--- Start ---
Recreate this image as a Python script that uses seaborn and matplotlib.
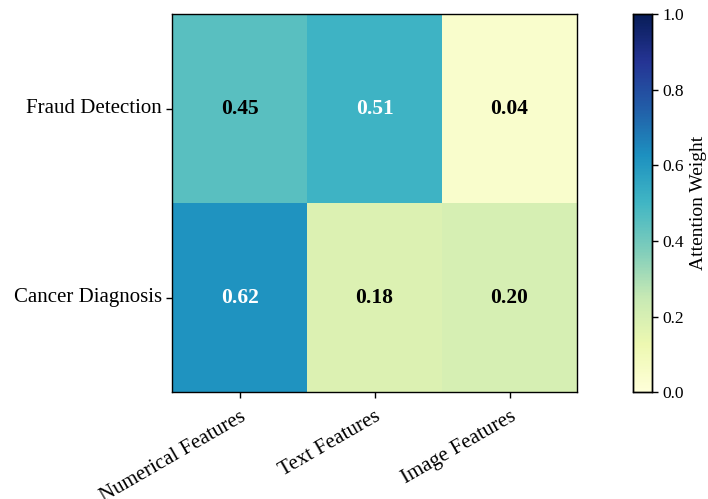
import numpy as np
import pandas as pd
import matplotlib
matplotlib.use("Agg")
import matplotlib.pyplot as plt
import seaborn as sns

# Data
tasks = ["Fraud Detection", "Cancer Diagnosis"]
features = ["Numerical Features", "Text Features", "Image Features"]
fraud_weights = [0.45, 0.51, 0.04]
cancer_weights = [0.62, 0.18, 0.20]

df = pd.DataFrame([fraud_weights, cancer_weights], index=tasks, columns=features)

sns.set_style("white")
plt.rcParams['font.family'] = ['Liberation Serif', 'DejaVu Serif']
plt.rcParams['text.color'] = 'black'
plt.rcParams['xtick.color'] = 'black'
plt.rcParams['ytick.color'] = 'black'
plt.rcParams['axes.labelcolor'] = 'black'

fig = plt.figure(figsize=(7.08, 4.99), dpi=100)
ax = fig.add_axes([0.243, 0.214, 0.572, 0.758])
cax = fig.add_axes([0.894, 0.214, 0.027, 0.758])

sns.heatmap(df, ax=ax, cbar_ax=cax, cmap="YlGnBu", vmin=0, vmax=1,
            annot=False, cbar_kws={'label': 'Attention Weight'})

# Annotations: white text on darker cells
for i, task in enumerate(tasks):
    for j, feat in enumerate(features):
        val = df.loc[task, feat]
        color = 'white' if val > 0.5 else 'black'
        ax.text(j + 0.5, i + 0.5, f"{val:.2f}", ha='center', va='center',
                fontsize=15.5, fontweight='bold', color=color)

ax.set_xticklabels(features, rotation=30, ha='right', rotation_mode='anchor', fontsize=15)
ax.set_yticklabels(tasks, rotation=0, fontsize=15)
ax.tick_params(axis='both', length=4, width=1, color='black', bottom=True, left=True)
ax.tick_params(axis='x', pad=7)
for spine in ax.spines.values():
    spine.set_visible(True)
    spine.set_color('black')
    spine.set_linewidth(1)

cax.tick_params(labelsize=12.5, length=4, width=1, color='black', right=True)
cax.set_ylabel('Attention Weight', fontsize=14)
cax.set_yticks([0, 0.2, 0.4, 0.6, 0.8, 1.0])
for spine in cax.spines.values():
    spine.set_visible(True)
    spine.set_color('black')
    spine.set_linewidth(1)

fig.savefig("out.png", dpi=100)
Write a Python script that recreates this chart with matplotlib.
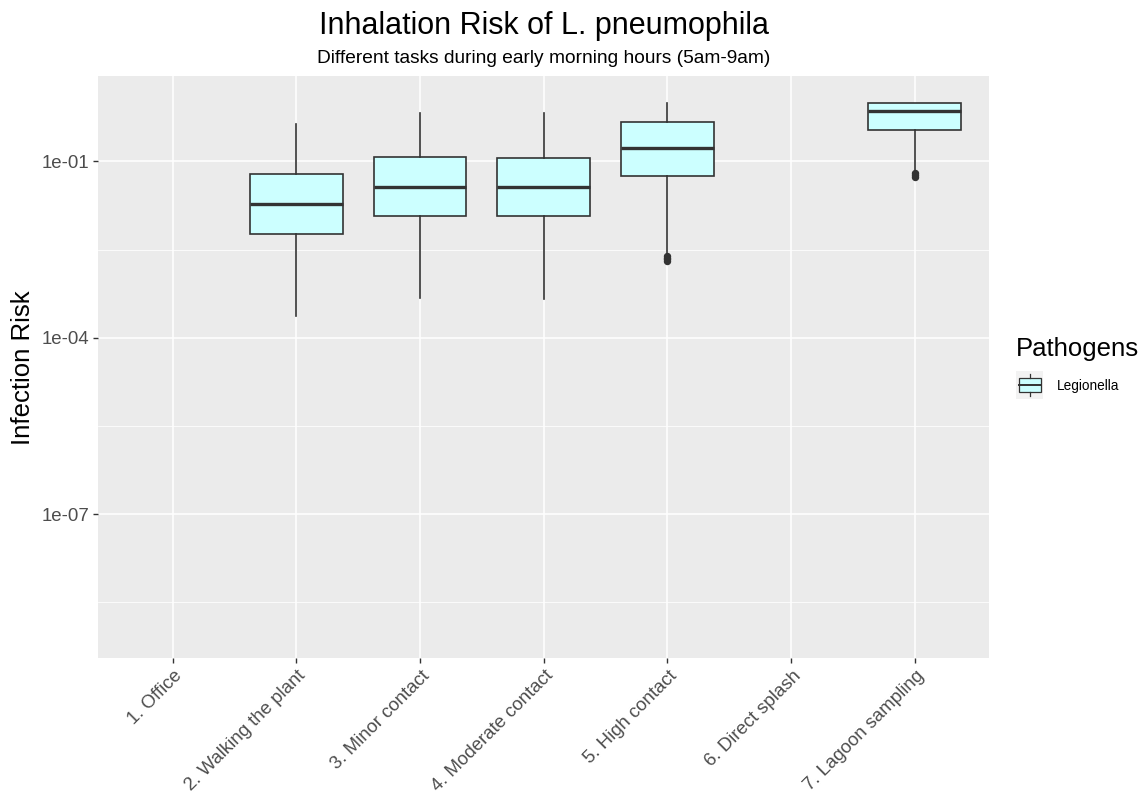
--- End ---
Without the pictures, print the whole listing exactly as given.

*WRITTEN ANSWER:*
Recreate this image as a Python script that uses seaborn and matplotlib.
import numpy as np
import pandas as pd
import matplotlib
matplotlib.use("Agg")
import matplotlib.pyplot as plt
import seaborn as sns

# Data
tasks = ["Fraud Detection", "Cancer Diagnosis"]
features = ["Numerical Features", "Text Features", "Image Features"]
fraud_weights = [0.45, 0.51, 0.04]
cancer_weights = [0.62, 0.18, 0.20]

df = pd.DataFrame([fraud_weights, cancer_weights], index=tasks, columns=features)

sns.set_style("white")
plt.rcParams['font.family'] = ['Liberation Serif', 'DejaVu Serif']
plt.rcParams['text.color'] = 'black'
plt.rcParams['xtick.color'] = 'black'
plt.rcParams['ytick.color'] = 'black'
plt.rcParams['axes.labelcolor'] = 'black'

fig = plt.figure(figsize=(7.08, 4.99), dpi=100)
ax = fig.add_axes([0.243, 0.214, 0.572, 0.758])
cax = fig.add_axes([0.894, 0.214, 0.027, 0.758])

sns.heatmap(df, ax=ax, cbar_ax=cax, cmap="YlGnBu", vmin=0, vmax=1,
            annot=False, cbar_kws={'label': 'Attention Weight'})

# Annotations: white text on darker cells
for i, task in enumerate(tasks):
    for j, feat in enumerate(features):
        val = df.loc[task, feat]
        color = 'white' if val > 0.5 else 'black'
        ax.text(j + 0.5, i + 0.5, f"{val:.2f}", ha='center', va='center',
                fontsize=15.5, fontweight='bold', color=color)

ax.set_xticklabels(features, rotation=30, ha='right', rotation_mode='anchor', fontsize=15)
ax.set_yticklabels(tasks, rotation=0, fontsize=15)
ax.tick_params(axis='both', length=4, width=1, color='black', bottom=True, left=True)
ax.tick_params(axis='x', pad=7)
for spine in ax.spines.values():
    spine.set_visible(True)
    spine.set_color('black')
    spine.set_linewidth(1)

cax.tick_params(labelsize=12.5, length=4, width=1, color='black', right=True)
cax.set_ylabel('Attention Weight', fontsize=14)
cax.set_yticks([0, 0.2, 0.4, 0.6, 0.8, 1.0])
for spine in cax.spines.values():
    spine.set_visible(True)
    spine.set_color('black')
    spine.set_linewidth(1)

fig.savefig("out.png", dpi=100)
Write a Python script that recreates this chart with matplotlib.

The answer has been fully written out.